Given the increasing fluctuation in COVID-19 statistics now, I understand the facts I share as I am writing could be much different than when this letter is published, like Omoto’s letter when she wrote it and when it was published. Moreover, it is hard to compare the data of one county in one state and another county in another state since neither state shares the same information.

However, there are two corrections I want to make:

1) As of May 23, the Whitman County Health District and Public Health – Idaho North Central District place both Whitman County and Latah County in the moderate risk range, respectively.

2) Even through Whitman County is in the moderate risk range, this is no time to be complacent. If we treat the communities in Whitman County as if they each had 100,000 people in the last 14 days, the highest rates of infection would be Lamont (1,754); Endicott (987) and Farmington (800).
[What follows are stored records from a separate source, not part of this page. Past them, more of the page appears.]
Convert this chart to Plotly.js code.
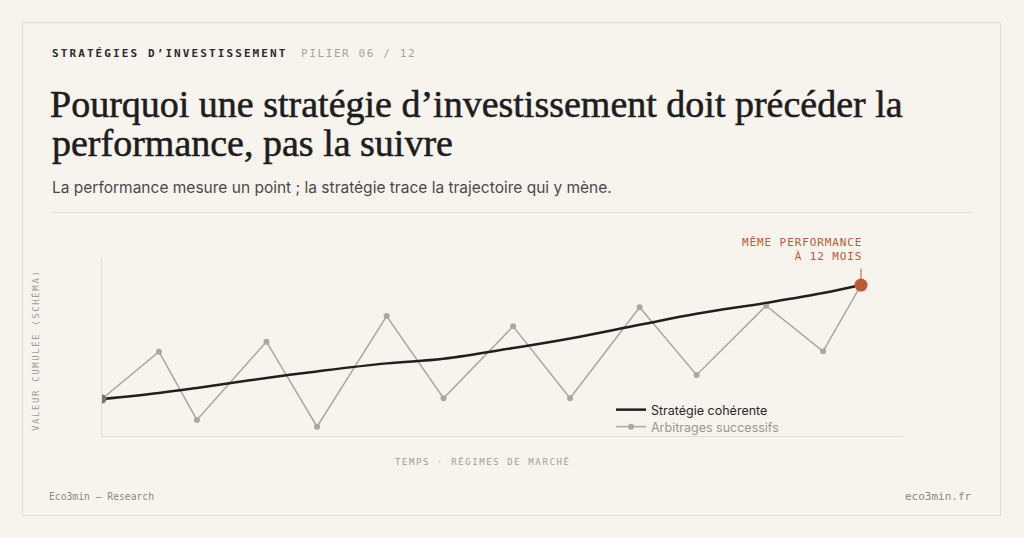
<!DOCTYPE html>
<html><head><meta charset="utf-8">
<script src="https://cdn.plot.ly/plotly-3.0.1.min.js"></script>
<style>
html,body{margin:0;padding:0;background:#f7f4ee;}
#chart{width:1024px;height:538px;}
#chart .gtitle, #chart g.annotation[data-index="2"] text{stroke:#1d1d1d;stroke-width:0.55px;}
</style>
</head><body><div id="chart"></div>
<script>
// Data (schematic values)
const months = [0, 0.9, 1.5, 2.6, 3.4, 4.5, 5.4, 6.5, 7.4, 8.5, 9.4, 10.5, 11.4, 12];
const strategie = [20.8, 24.2, 27.0, 32.6, 36.3, 40.8, 43.4, 49.4, 54.8, 62.5, 68.7, 74.8, 80.3, 84.8];
const arbitrages = [20.8, 47.4, 9.0, 53.0, 5.2, 67.4, 21.2, 61.6, 21.2, 72.3, 34.3, 73.2, 47.6, 84.8];
const seriesNames = ['Stratégie cohérente', 'Arbitrages successifs'];
const kicker = 'STRATÉGIES D’INVESTISSEMENT';
const pilier = 'PILIER 06 / 12';
const titleLines = ['Pourquoi une stratégie d’investissement doit précéder la', 'performance, pas la suivre'];
const subtitle = 'La performance mesure un point ; la stratégie trace la trajectoire qui y mène.';
const calloutText = 'MÊME PERFORMANCE<br>À 12 MOIS';
const xTitle = 'TEMPS · RÉGIMES DE MARCHÉ';
const yTitle = 'VALEUR CUMULÉE (SCHÉMA)';
const footLeft = 'Eco3min — Research';
const footRight = 'eco3min.fr';

// layout geometry helpers (plot area: x 102..903, y 258..436)
const L = 102, R = 903, T = 258, B = 436;
const W = R - L, H = B - T;
const px = v => (v - L) / W;
const py = v => (B - v) / H;

const MONO = '"DejaVu Sans Mono", "Liberation Mono", monospace';
const SERIF = '"Liberation Serif", serif';
const SANS = 'Inter, "Noto Sans", sans-serif';
const ORANGE = '#bd5a37';
const GREY = '#aca79e';
const LINE = '#e1dccf';

const last = months.length - 1;
const traces = [
  {x: months, y: arbitrages, name: '<span style="color:#9c978d">' + seriesNames[1] + '</span>', mode: 'lines+markers',
   line: {color: GREY, width: 1.5}, marker: {color: GREY, size: 6}, legend: 'legend2', hoverinfo: 'skip'},
  {x: months, y: strategie, name: seriesNames[0], mode: 'lines', line: {color: '#1f1f1f', width: 2.5, shape: 'spline', smoothing: 1.1},
   legend: 'legend', hoverinfo: 'skip'},
  {x: [months[0]], y: [strategie[0]], mode: 'markers', marker: {color: '#7a766f', size: 9}, showlegend: false, hoverinfo: 'skip'},
  {x: [months[last]], y: [strategie[last]], mode: 'markers', marker: {color: ORANGE, size: 13}, showlegend: false, hoverinfo: 'skip'}
];

const ls = (s, t) => '<span style="letter-spacing:' + s + 'px">' + t + '</span>';
const ann = (o) => Object.assign({xref: 'paper', yref: 'paper', showarrow: false, xanchor: 'left', yanchor: 'middle'}, o);
const legendStyle = (yc) => ({x: px(611), y: py(yc), xanchor: 'left', yanchor: 'middle', bgcolor: 'rgba(0,0,0,0)',
  font: {family: SANS, size: 12.5, color: '#2a2a2a'}, tracegroupgap: 0, borderwidth: 0});

const layout = {
  width: 1024, height: 538,
  margin: {l: L, r: 1024 - R, t: T, b: 538 - B, pad: 0},
  paper_bgcolor: '#f7f4ee', plot_bgcolor: 'rgba(0,0,0,0)',
  title: {text: titleLines[0], font: {family: SERIF, size: 38, color: '#1d1d1d'}, x: 50 / 1024, xanchor: 'left', xref: 'container', y: 1 - 104 / 538, yanchor: 'middle', yref: 'container'},
  showlegend: true,
  legend: legendStyle(410),
  legend2: legendStyle(427),
  xaxis: {range: [0, 12 * W / 759], showline: true, linecolor: LINE, linewidth: 1, showgrid: false, zeroline: false, showticklabels: false, ticks: '', fixedrange: true},
  yaxis: {range: [0, 100], showline: true, linecolor: LINE, linewidth: 1, showgrid: false, zeroline: false, showticklabels: false, ticks: '', fixedrange: true},
  shapes: [
    {type: 'rect', xref: 'paper', yref: 'paper', x0: px(22.5), x1: px(1000.5), y0: py(22.5), y1: py(515.5), line: {color: LINE, width: 1}, fillcolor: 'rgba(0,0,0,0)', layer: 'below'},
    {type: 'line', xref: 'paper', yref: 'paper', x0: px(52), x1: px(972), y0: py(212.5), y1: py(212.5), line: {color: LINE, width: 1}}
  ],
  annotations: [
    ann({x: px(50), y: py(53), text: '<b>' + ls(2.1, kicker) + '</b>', font: {family: MONO, size: 11, color: '#2b2b2b'}}),
    ann({x: px(299), y: py(53), text: ls(1.6, pilier), font: {family: MONO, size: 11, color: '#a8a39a'}}),
    ann({x: px(50), y: py(143), text: titleLines[1], font: {family: SERIF, size: 38, color: '#1d1d1d'}}),
    ann({x: px(50), y: py(187), text: subtitle, font: {family: SANS, size: 15.5, color: '#4a4a4a'}}),
    ann({xref: 'x', yref: 'y', x: months[last], y: strategie[last], xanchor: 'right', yanchor: 'bottom', yshift: 20, xshift: 3, align: 'right',
         text: ls(0.9, calloutText), font: {family: MONO, size: 11, color: ORANGE}}),
    {xref: 'x', yref: 'y', x: months[last], y: strategie[last], text: '', showarrow: true, arrowhead: 0, arrowwidth: 1, arrowcolor: ORANGE, ax: 0, ay: -18, standoff: 6},
    ann({x: px(482), y: py(461), xanchor: 'center', text: ls(1.6, xTitle), font: {family: MONO, size: 9, color: '#a19c93'}}),
    ann({x: px(35), y: py(351), xanchor: 'center', textangle: -90, text: ls(1.6, yTitle), font: {family: MONO, size: 9, color: '#a19c93'}}),
    ann({x: px(47), y: py(496), text: footLeft, font: {family: MONO, size: 9.7, color: '#8d887f'}}),
    ann({x: px(974), y: py(496), xanchor: 'right', text: footRight, font: {family: MONO, size: 11, color: '#8d887f'}})
  ]
};

Plotly.newPlot('chart', traces, layout, {staticPlot: true, displayModeBar: false});
</script>
</body></html>
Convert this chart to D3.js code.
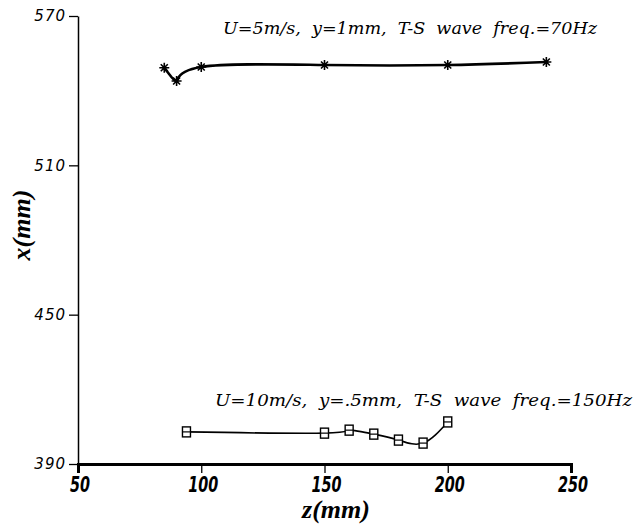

Even Colfax (558) is higher than Pullman (95).

You can’t say those college students had anything to do with those rates. Unfortunately, I cannot find similar statistics for Latah County. But I bet the rates in its outlying communities would be close.

In other words, be safe wherever you go: Mask up, wash hands and social distance. But if you are vaccinated, you should be OK.

Wayne Beebe

Pullman

Volcano claim inaccurate

According to Gary Willson’s May 23 letter, “One volcano emits more carbon in one day than the whole world produces in three years.”

A quick Google search for “volcanos and carbon” yielded many articles that overwhelmingly contradict that claim.

For example, one in the Earth Talk section of Scientific American states: “Greenhouse gas emissions from volcanoes comprise less than 1 percent of those generated by today’s human endeavors.”